SİYASET DİLİNİN  ABECESİ, ANAYASA ANDI

SİYASET DİLİNİN  ABECESİ, ANAYASA ANDI

Seçilmiş ve yönetici konumda bulunanların  görev ve sorumlulukları yetkileri ölçüsünde artar. Buna karşılık seçmenlerin ve özellikle toplumu bilgilendirmekle görevli gazetecilerin ve uzmanların özgürlük alanı daha geniş. İki nedenle:

-Siyasetçiler ve yöneticiler, toplumun geleceğine ilişkin politikaları belirler ve kararları alır; gazeteciler ve araştırmacılar, bu konularda toplumu bilgilendirir, eleştirir ve önerilerde bulunur.

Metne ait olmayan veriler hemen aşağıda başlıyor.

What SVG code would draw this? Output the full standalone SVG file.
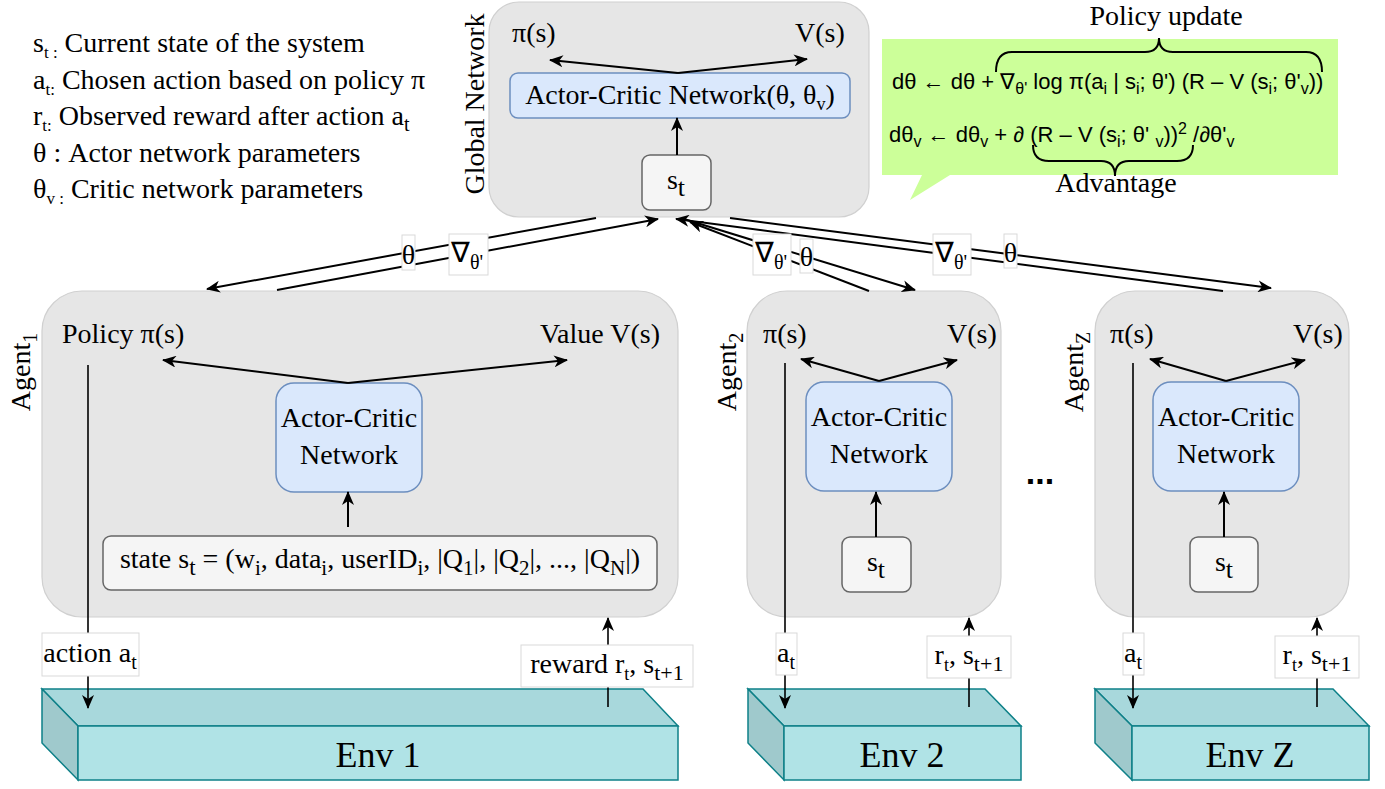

-Sorumluluk makamında bulunan kişilerin sözleri, daha çabuk yayılır ve kamuoyunda yankılandığından özenli ve ölçülü bir dil kullanmalı.

Bu konuda, siyasal etik ve  hukuk öne çıkar. Üstlenilecek görevin çerçevesini çizen Anayasa andı, dünyevi ve evrensel değerleri yansıtan bir metin olduğu halde, seçilmişlerin çatışmacı ve ayrıştırıcı yarışı giderek neden ivme kazanmakta?

 

GÖREV ÖLÇÜTÜ: HAYSİYET ANDI

Milletvekili (MV) ve Cumhurbaşkanı (CB) için öngörülen iki metin örtüşüyor (md.81 ve 103):

-Devletin varlığı ve bağımsızlığını, vatanın ve milletin bölünmez bütünlüğünü, milletin kayıtsız ve şartsız egemenliğini koruyacağıma;

– Hukukun üstünlüğüne, demokratik ve laik Cumhuriyete ve Atatürk ilke ve inkılaplarına bağlı kalacağıma; toplumun huzur ve refahı, milli dayanışma ve adalet anlayışı içinde herkesin insan haklarından ve temel hürriyetlerden yararlanması ülküsünden ayrılmayacağıma,

-Türkiye Cumhuriyetinin şan ve şerefini korumak, yüceltmek ve üzerime aldığım görevi TARAFSIZLIKLA yerine getirmek için bütün gücümle çalışacağıma (CB),

-Anayasaya;   bağlı kalacağıma (CB),  sadakattan ayrılmayacağıma (MV),

-Büyük Türk Milleti önünde (MV), Büyük Türk Milleti ve tarih huzurunda (CB),

– “namusum ve şerefim üzerine andiçerim.”

 

DÜNYEVİ  VE EVRENSEL DİL

Korumak, bağlı kalmak, ayrılmamak ve çalışmak” yükümlülükleri üzerine “namus ve şeref andı” gereği, MV ve CB  (bakanlar dahil) görevlerini ancak  HAYSİYET sözü vererek üstlenebiliyor.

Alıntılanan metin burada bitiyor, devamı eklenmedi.